Free Republic
Browse · Search
News/Activism
Topics · Post Article

Skip to comments.

The Enemy at Home: Dinesh D’Souza Takes Sides in the War on Terror—Osama bin Laden's Side
The Stranger ^ | February 5, 2007 | Bruce Bawer

Posted on 02/09/2007 4:42:33 AM PST by Eurotwit

It may be hard to imagine today, but on 9/11 the thought actually crossed my mind that America’s social divisions would now melt away, or at least radically diminish. After the fall of the Twin Towers, how could anyone continue to believe (or pretend to believe) that gays, for example, were a real threat to America? Surely the U.S. would unite in defense of its freedoms—everybody’s freedoms—and in opposition to the jihadists.

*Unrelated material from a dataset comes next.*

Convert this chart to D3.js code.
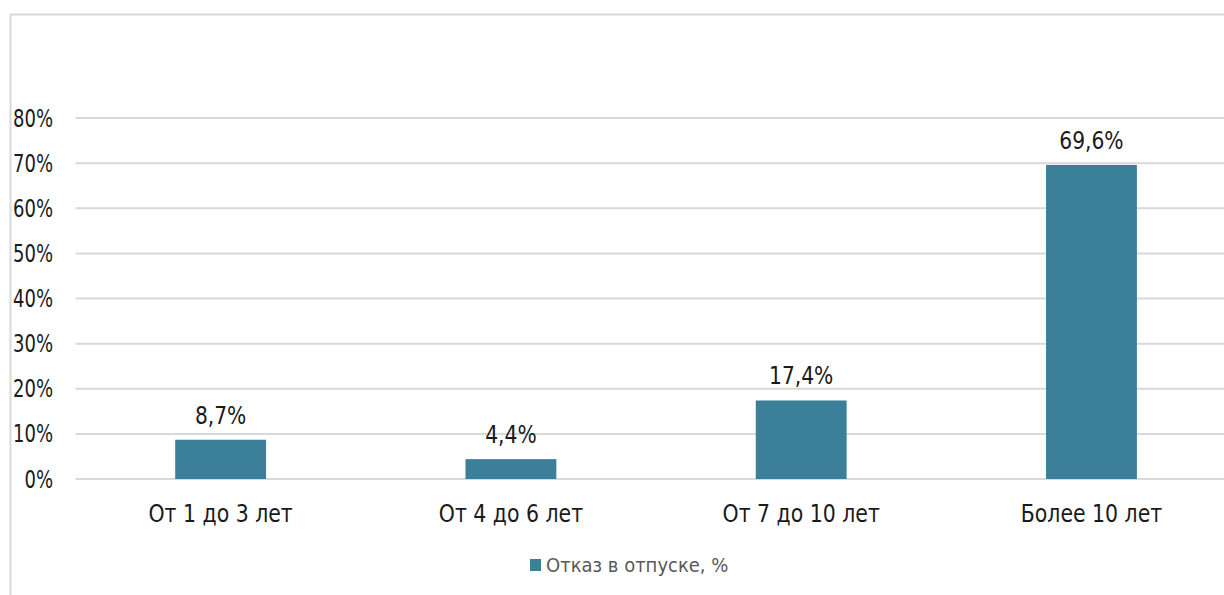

For a moment, that seemed to be happening. Then the finger-pointing started. Leftists railed that America had gotten its payback for imperialism; Jerry Falwell insisted that pagans, abortionists, gays, and others of that ilk had “helped this happen.” This claim was elaborated in an unpublished text later sent to me by a retired member of the Norwegian Parliament who blamed 9/11 on the stateside degenerates—principally “homosexual heroes and anal addicts” (yes, “anal addicts”)—who offend Muslim family values. Now right-wing hack Dinesh D’Souza makes this same accusation in a jaw-droppingly repulsive screed, The Enemy at Home. Charging that “the cultural left in this country is responsible for causing 9/11,” he wants good Christians to recognize that Islamic values resemble their own—and that the real enemy is those fags next door. If only they’d retarget their rage, thereby showing their respect for “traditional values,” Muslims would stop hating the USA.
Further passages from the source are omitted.